Dans son ensemble, la gauche opposée à l’intervention avance trois arguments :

  • Aucune intervention militaire au Moyen-Orient n’a connu de fin heureuse. Que ce soit en Irak ou en Lybie, la démocratie ne s’est pas installée.
  • De nombreux et complexes enjeux se cachent derrière cette question de l’intervention militaire dans une région pétrolière et nucléaire, véritable « poudrière ». Les intérêts des Etats-Unis, du Qatar et de l’Iran sont notamment concernés.
  • La rebellion laïque, cette frange non-islamique de la Révolution dont on entend peu parler, ne veut pas d’intervention militaire extérieure.

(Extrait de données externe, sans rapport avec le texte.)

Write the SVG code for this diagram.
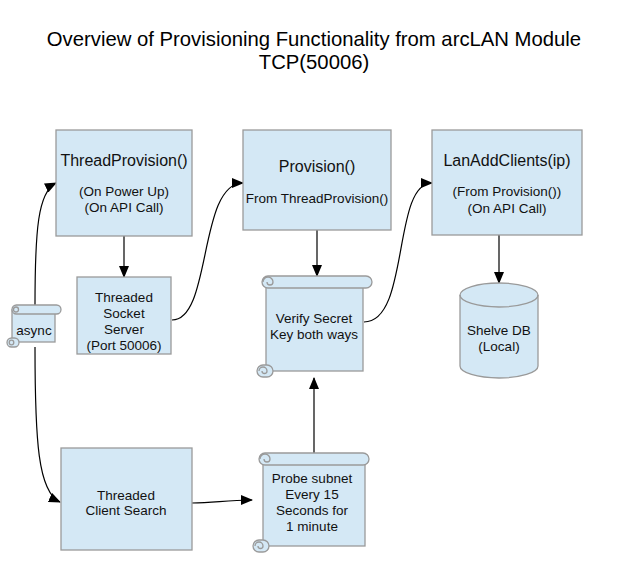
<svg xmlns="http://www.w3.org/2000/svg" width="619" height="584" viewBox="0 0 619 584">
<style>
.box{fill:#d4e8f5;stroke:#9a9a9a;stroke-width:1.3}
.t{font-family:"Liberation Sans",Arial,sans-serif;font-size:13.5px;fill:#111;text-anchor:middle}
.h{font-size:16px}
.s{font-size:13.5px}
.title{font-family:"Liberation Sans",Arial,sans-serif;font-size:20.3px;fill:#000;text-anchor:middle}
.c{fill:none;stroke:#000;stroke-width:1.2}
</style>
<defs>
<marker id="ah" markerWidth="12" markerHeight="10" refX="11" refY="5" orient="auto" markerUnits="userSpaceOnUse">
<path d="M0,0 L12,5 L0,10 Z" fill="#000"/>
</marker>
</defs>
<text class="title" x="314" y="46">Overview of Provisioning Functionality from arcLAN Module</text>
<text class="title" x="314" y="69">TCP(50006)</text>

<g id="connectors">
<path class="c" d="M124,236 L124,277" marker-end="url(#ah)"/>
<path class="c" d="M317,230 L317,276" marker-end="url(#ah)"/>
<path class="c" d="M499,235 L499,283" marker-end="url(#ah)"/>
<path class="c" d="M314,453 L314,378" marker-end="url(#ah)"/>
<path class="c" d="M172,320 C212,320 198,183 243,183" marker-end="url(#ah)"/>
<path class="c" d="M364,322 C410,322 392,183 432,183" marker-end="url(#ah)"/>
<path class="c" d="M35,305 C35,230 38,192 56,183" marker-end="url(#ah)"/>
<path class="c" d="M35,347 C35,440 38,492 60,502" marker-end="url(#ah)"/>
<path class="c" d="M192,503 C215,503 225,500 252,500" marker-end="url(#ah)"/>
</g>

<g id="threadprovision">
<rect class="box" x="56" y="130" width="136" height="106"/>
<text class="t h" x="124" y="166">ThreadProvision()</text>
<text class="t s" x="124" y="196">(On Power Up)</text>
<text class="t s" x="124" y="212">(On API Call)</text>
</g>

<g id="provision">
<rect class="box" x="243" y="130" width="148" height="100"/>
<text class="t h" x="317" y="172">Provision()</text>
<text class="t s" x="317" y="203">From ThreadProvision()</text>
</g>

<g id="lanaddclients">
<rect class="box" x="432" y="130" width="150" height="105"/>
<text class="t h" x="507" y="166">LanAddClients(ip)</text>
<text class="t s" x="507" y="196">(From Provision())</text>
<text class="t s" x="507" y="213">(On API Call)</text>
</g>

<g id="socketserver">
<rect class="box" x="77" y="277" width="94" height="77"/>
<text class="t" x="124" y="302">Threaded</text>
<text class="t" x="124" y="318">Socket</text>
<text class="t" x="124" y="334">Server</text>
<text class="t" x="124" y="350">(Port 50006)</text>
</g>

<g id="clientsearch">
<rect class="box" x="61" y="448" width="131" height="102"/>
<text class="t" x="126" y="500">Threaded</text>
<text class="t" x="126" y="515">Client Search</text>
</g>

<g id="async">
<rect class="box" x="12" y="310" width="43" height="32"/>
<rect class="box" x="12" y="305" width="49" height="9" rx="4.5"/>
<circle class="box" cx="16" cy="309.5" r="2.5"/>
<rect class="box" x="7" y="338" width="12" height="9" rx="4.5"/>
<circle class="box" cx="11.5" cy="342.5" r="2.3"/>
<text class="t" x="34" y="335">async</text>
</g>

<g id="verify">
<rect class="box" x="266" y="282" width="97" height="89"/>
<rect class="box" x="262" y="276" width="110" height="12" rx="6"/>
<path class="box" d="M268,282 m-5,0 a5,5 0 1 1 10,0 a3,3 0 1 1 -6,0"/>
<rect class="box" x="257" y="365" width="16" height="12" rx="6"/>
<path class="box" d="M263,371 m-4,0 a4,4 0 1 1 8,0 a2.5,2.5 0 1 1 -5,0"/>
<text class="t" x="314" y="323">Verify Secret</text>
<text class="t" x="314" y="339">Key both ways</text>
</g>

<g id="probe">
<rect class="box" x="263" y="459" width="102" height="87"/>
<rect class="box" x="259" y="453" width="110" height="12" rx="6"/>
<path class="box" d="M265,459 m-5,0 a5,5 0 1 1 10,0 a3,3 0 1 1 -6,0"/>
<rect class="box" x="253" y="540" width="16" height="12" rx="6"/>
<path class="box" d="M259,546 m-4,0 a4,4 0 1 1 8,0 a2.5,2.5 0 1 1 -5,0"/>
<text class="t" x="312" y="483">Probe subnet</text>
<text class="t" x="312" y="499">Every 15</text>
<text class="t" x="312" y="515">Seconds for</text>
<text class="t" x="312" y="531">1 minute</text>
</g>

<g id="shelvedb">
<path class="box" d="M460,295 A39,12 0 0 1 538,295 V366 A39,12 0 0 1 460,366 Z"/>
<path class="box" style="fill:none" d="M460,295 A39,12 0 0 0 538,295"/>
<text class="t" x="499" y="335">Shelve DB</text>
<text class="t" x="499" y="351">(Local)</text>
</g>
</svg>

Mais alors que le bilan humain s’élève à 110.000 morts, des « universalistes » peuvent-ils se résoudre à la passivité ? Une alternative existe. Cette révolution a besoin d’armes, comme l’écrit le journaliste Denis Sieffert dans Politis (n°1266, 29 août 2013) :

La seule solution reste donc, selon nous, l’armement des courants laïques et progressistes au sein de la rébellion […]. C’est-à-dire de s’inscrire dans le mouvement révolutionnaire, et non en dehors de lui […]. Quant aux spéculations sur l’avenir et à la peur des islamistes, elles ne peuvent justifier un soutien déguisé à Bachar al-Assad en Syrie.

Intervenir, mais pas directement. Voilà une position raisonnée mais forte. C’est aussi celle du NPA. Le Parti de gauche a au contraire choisi une ligne molle qui ne lui ressemble peut-être pas. Elle clive à gauche et pourrait passer pour de l’égoïsme nationaliste aux yeux des Français, même si une majorité d’entre eux sont opposés à une intervention directe.